On direct appeal, Yeary argued that his sentence was inappropriate in light of his character and the nature of his offense. Yeary v. State, Cause No. 78A01-0706-CR-00282 slip op. 23-24 (Ind. Ct. App. March 11, 2008), trans. denied. A panel of this court found that his sentence was not inappropriate and affirmed. Id.
On July 8, 2011, Yeary filed a motion to correct erroneous sentence alleging that the sole aggravating circumstance found by the trial court was invalid as a matter of law. On August 3, 2011, the trial court denied the motion, concluding that a panel of this court had already decided on direct appeal the issue raised in the motion to correct error. Yeary now appeals.
DECISION AND DISCUSSION
Yeary argues that the trial court abused its discretion when it denied his motion to correct erroneous. Specifically, he argues that the trial court considered an inappropriate factor and should have ordered a lesser sentence.

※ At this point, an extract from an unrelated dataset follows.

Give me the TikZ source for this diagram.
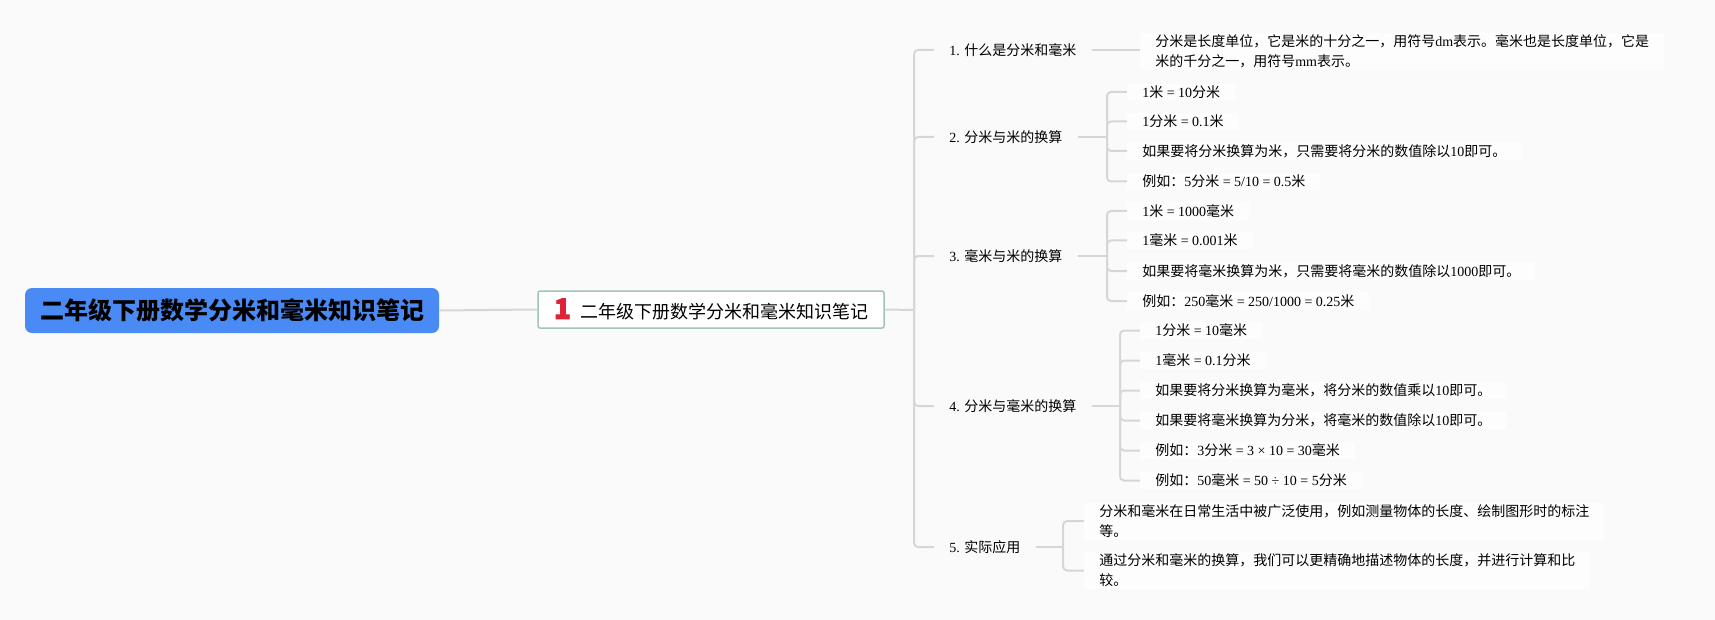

An inmate may only file a motion to correct erroneous sentence to address a sentence that is illegal and thus "erroneous on its face." Robinson v. State. 805 N.E.2d 783, 786 (Ind. 2004)). As for sentencing claims that are not facially apparent, the motion to correct sentence is an improper remedy. Id. at 787. Thus, Yeary may not challenge his sentence through a motion to correct erroneous sentence. Moreover, the appropriateness of Yeary's sentence was already addressed on direct appeal. Slip op. at 23-24. Thus, Yeary's motion is barred under the doctrine of res judicata. See Holt v. State. 656 N.E.2d 495, 496 (Ind. Ct. App. 1995) (holding that "issues which have been raised and adjudicated on direct appeal are res judicata").
The judgment of the trial court is affirmed. DARDEN, J., and BAILEY, J., concur.